=== THE EXERCISE ===
All pictures are to be skipped; retype only the lines from the top of the entries through the line with "ax = fig.add_axes([104/1261, 77/683, 1173/1261, 586/683])", both included.
* BEGIN RECORDS FOR THE EXERCISE *
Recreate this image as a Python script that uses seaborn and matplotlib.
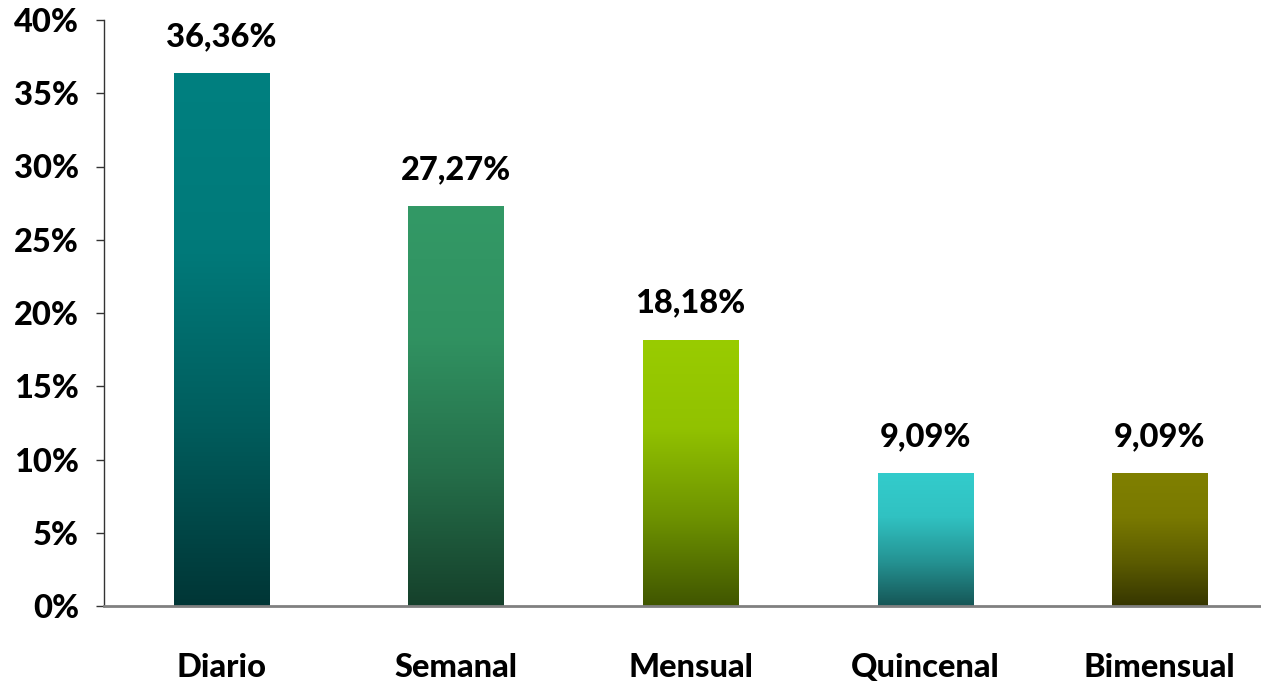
import matplotlib
matplotlib.use("Agg")
import matplotlib.pyplot as plt
import seaborn as sns
import numpy as np
import pandas as pd
from matplotlib.colors import to_rgb, LinearSegmentedColormap

categories = ["Diario", "Semanal", "Mensual", "Quincenal", "Bimensual"]
values = [36.36, 27.27, 18.18, 9.09, 9.09]
top_colors = ["#008080", "#339966", "#99CC00", "#33CCCC", "#808000"]
yticks = [0, 5, 10, 15, 20, 25, 30, 35, 40]

sns.set_theme(style="white")
plt.rcParams["font.family"] = ["Lato", "DejaVu Sans"]
FW = "black"
FS = 23.5

fig = plt.figure(figsize=(12.61, 6.83), dpi=100)
ax = fig.add_axes([104/1261, 77/683, 1173/1261, 586/683])

df = pd.DataFrame({"cat": categories, "val": values})
sns.barplot(data=df, x="cat", y="val", hue="cat", palette=top_colors,
            width=0.405, legend=False, ax=ax, saturation=1)

# gradient fill for each bar
for patch, col in zip(ax.patches, top_colors):
    x0 = patch.get_x(); w = patch.get_width(); h = patch.get_height()
    c = np.array(to_rgb(col))
    dark = c * 0.42
    cmap = LinearSegmentedColormap.from_list("g", [dark, c * 0.72, c * 0.95, c], N=256)
    grad = np.linspace(0, 1, 256).reshape(-1, 1)
    im = ax.imshow(grad, extent=[x0, x0 + w, 0, h], origin="lower",
                   aspect="auto", cmap=cmap, zorder=2)
    im.set_clip_path(patch)
    patch.set_edgecolor("none")

ax.set_ylim(0, 40)
ax.set_xlim(-0.5, len(categories) - 0.5)

for i, v in enumerate(values):
    ax.text(i, v + 1.5, f"{v:.2f}".replace(".", ",") + "%", ha="center", va="bottom",
            fontsize=FS, fontweight=FW, color="black")

ax.set_yticks(yticks)
ax.set_yticklabels([f"{t}%" for t in yticks], fontsize=FS, fontweight=FW)
ax.set_xticks(range(len(categories)))
ax.set_xticklabels(categories, fontsize=FS, fontweight=FW)
ax.set_xticks(np.arange(-0.5, len(categories), 1.0), minor=True)
ax.tick_params(axis="x", which="major", length=0, pad=34, colors="black")
ax.tick_params(axis="x", which="minor", length=9, width=1.2, color="#222222", direction="out")
ax.tick_params(axis="y", which="major", length=6, width=1.0, color="#333333",
               direction="out", pad=12, left=True, labelcolor="black")

ax.set_xlabel("")
ax.set_ylabel("")
for s in ["top", "right"]:
    ax.spines[s].set_visible(False)
ax.spines["left"].set_color("#333333")
ax.spines["left"].set_linewidth(1.0)
ax.spines["bottom"].set_color("#808080")
ax.spines["bottom"].set_linewidth(2.0)
ax.spines["bottom"].set_zorder(5)
ax.grid(False)

fig.savefig("out.png", dpi=100)
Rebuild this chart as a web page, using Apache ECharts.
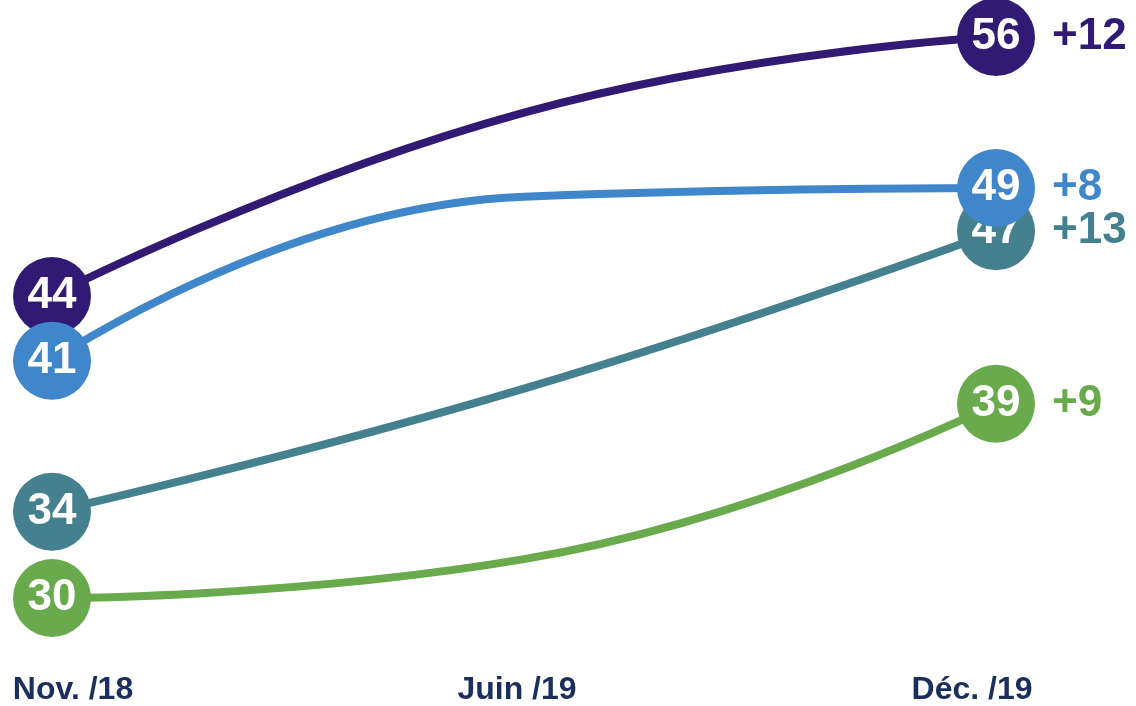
* END RECORDS FOR THE EXERCISE *
=== WRITTEN RESPONSE ===
Recreate this image as a Python script that uses seaborn and matplotlib.
import matplotlib
matplotlib.use("Agg")
import matplotlib.pyplot as plt
import seaborn as sns
import numpy as np
import pandas as pd
from matplotlib.colors import to_rgb, LinearSegmentedColormap

categories = ["Diario", "Semanal", "Mensual", "Quincenal", "Bimensual"]
values = [36.36, 27.27, 18.18, 9.09, 9.09]
top_colors = ["#008080", "#339966", "#99CC00", "#33CCCC", "#808000"]
yticks = [0, 5, 10, 15, 20, 25, 30, 35, 40]

sns.set_theme(style="white")
plt.rcParams["font.family"] = ["Lato", "DejaVu Sans"]
FW = "black"
FS = 23.5

fig = plt.figure(figsize=(12.61, 6.83), dpi=100)
ax = fig.add_axes([104/1261, 77/683, 1173/1261, 586/683])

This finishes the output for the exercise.